Light! Becomes a Pittsburgh Theme
Through Light! The Industrial Age 1750-1900, Art &
Science, Technology and Society, Carnegie Museum of Art partnered with the
Van Gogh Museum in Amsterdam to bring together more than 300 works of art
in an exhibition that proved to be a tourist draw in Pittsburgh and
Amsterdam, the only two cities it appeared.
No doubt the worldwide media attention it received
helped attract visitors to both venues. The London Daily Telegraph art
critic Richard Dorment called "Light!" "The most important exhibition in
Europe," and in Amsterdam it drew 268,000 visitors.
In Pittsburgh for its 16-week run in the summer of 2001,
Light drew 151,500 visitors, and increased traditional summer attendance
significantly. Among the 566 group
visits, including some as large as 200 persons, were groups from Canada,
Great Britain, and France.
“Light” became the 2001 theme of the Greater Pittsburgh
Visitor and Convention Bureau’s “Pittsburgh Shines!” Campaign, which drew
nearly 30,000 visitors to Light! from targeted out-of-town markets, or nearly
20% of the show’s total attendance.
These visitors represented an influx of $3 million to the local
economy in direct spending on tickets, meals, hotels, and more.
The
People Magnet: Carnegie International
In addition to its obvious artistic and quality-of-life
impact, a blockbuster exhibit such as the International is good for business. The Pennsylvania Economic
League (PEL) studied the impact of the last International, which ran from November 1999 to March 2000. The
exhibit attracted more than 160,000 visitors, from as far away as Australia
and as near as Oakland.
During the five months of the International, average daily admission increased by about 38
percent. Tourists who came to town specifically to see the International expanded their itineraries
to include The Warhol Museum, the Mattress Factory, the Frick Museum,
Carnegie Science Center, and even further afield to Fallingwater and
Kentuck Knob.
Almost half of the out-of-towners surveyed by the PEL
said they would not have come to Pittsburgh if it weren’t for the International.
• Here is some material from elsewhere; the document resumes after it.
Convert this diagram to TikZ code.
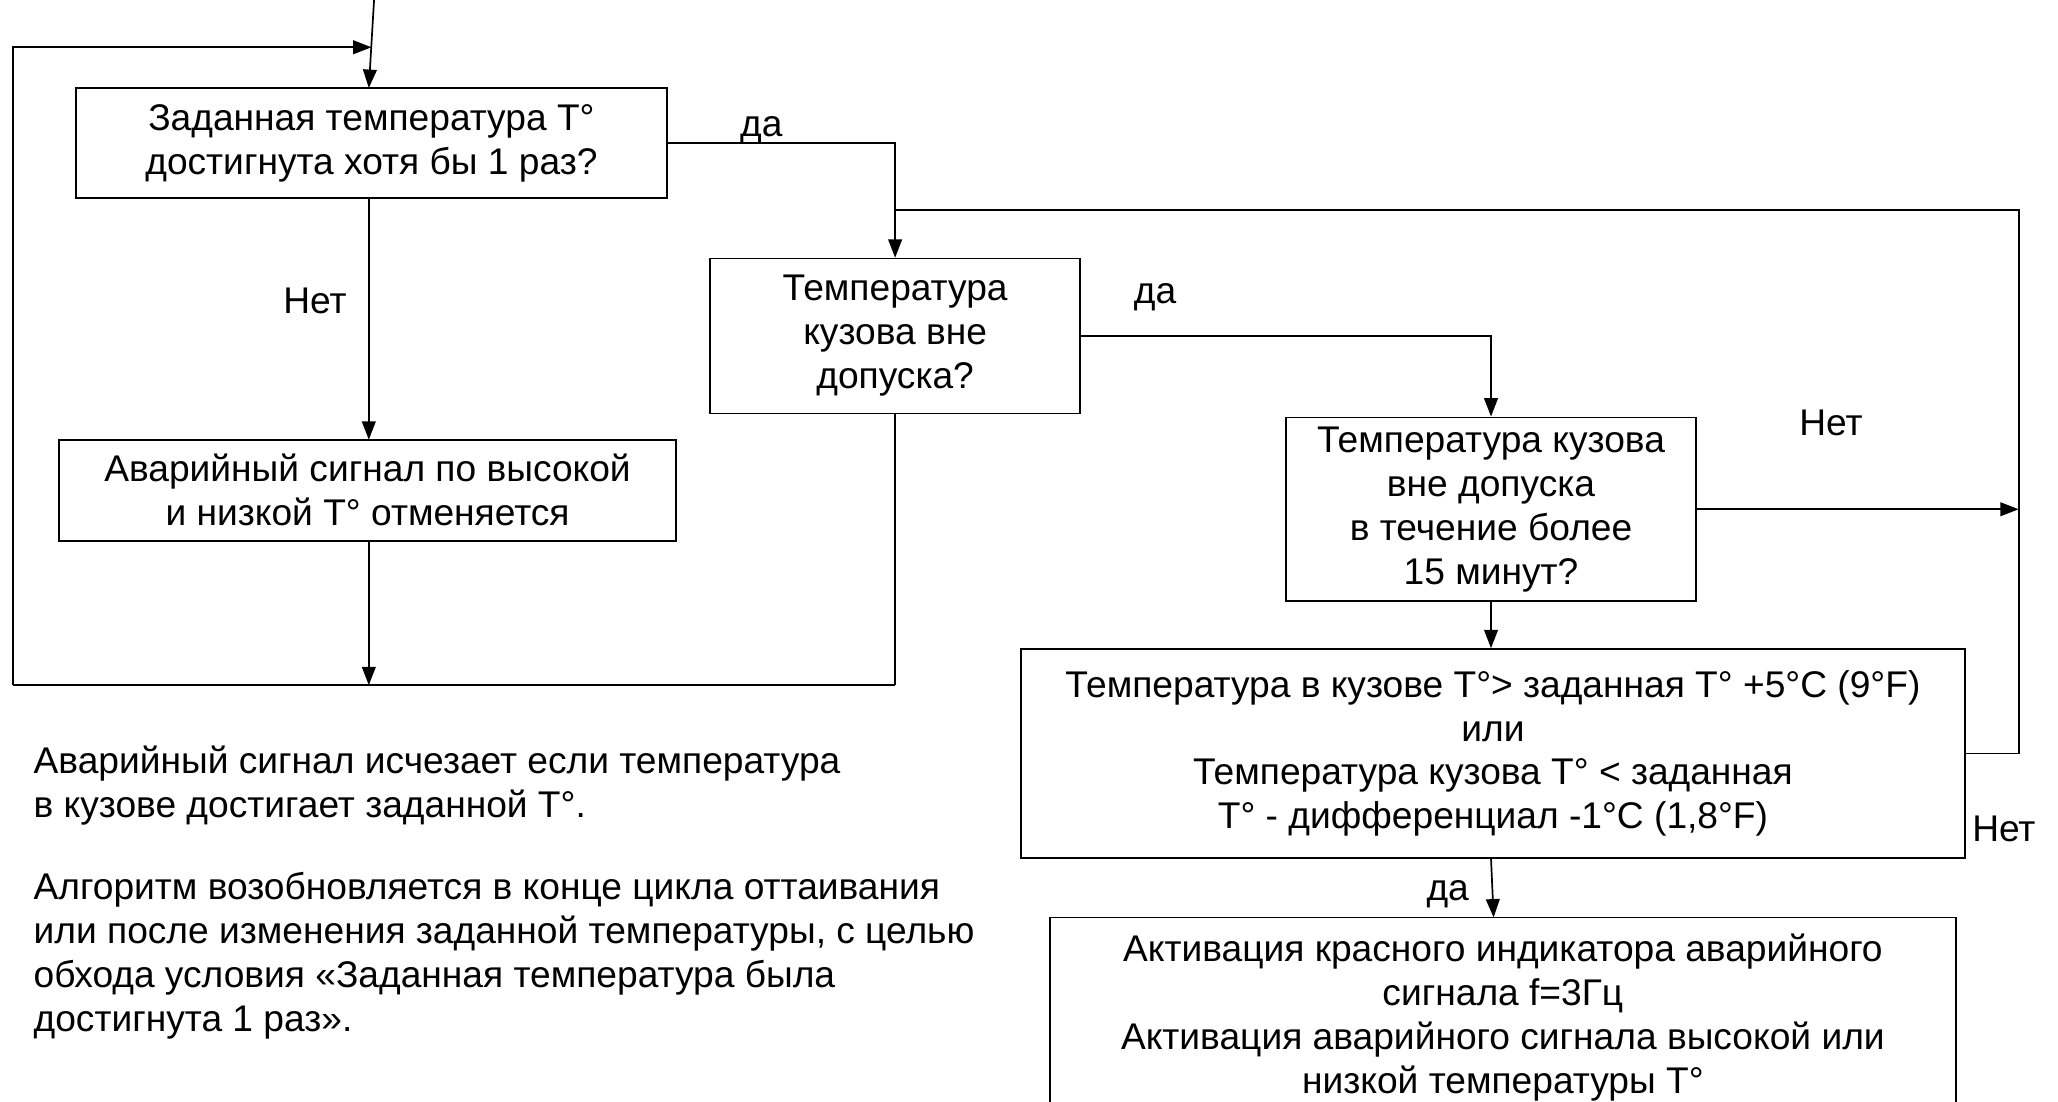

Another 40 percent
came to Pittsburgh to visit family and friends, and once here decided that
the International would be
worthwhile.
In all, the PEL found that the people who came to see
the International brought more
than $2.16 million into Pittsburgh; almost $1 million of that money was
spent by people who said they would not have come to Pittsburgh if it were
not for the Carnegie International.
Part of Lipchak's job is to promote local cultural
attractions to conventioneers.
When the Association of Alternative Newspapers 2003
convention is held in Pittsburgh June 5-7, the region’s many attractions,
particularly those for families, are being promoted to get delegates to
stay an extra day and see the sites.
Lipchak has tracked the influx of cultural tourist
dollars in the Pittsburgh region since her office began marketing
Pittsburgh culture in 2000. She
estimates that more than 360,000 people reached through targeted cultural
promotions have visited the region.
Over these past three years they contributed about $42 million in
direct spending at local businesses.
For 2003, she believes, “One of the most important
things we can do is to invite people back, and tell them that we have DinoMite Days as something new to
see.” Her Visitor’s Bureau message
is “There are many things to see and do in Kidsburgh in the summer of
2003,” and she depends on Carnegie Museums of Pittsburgh to be a
cornerstone in the effort to capture cultural tourists.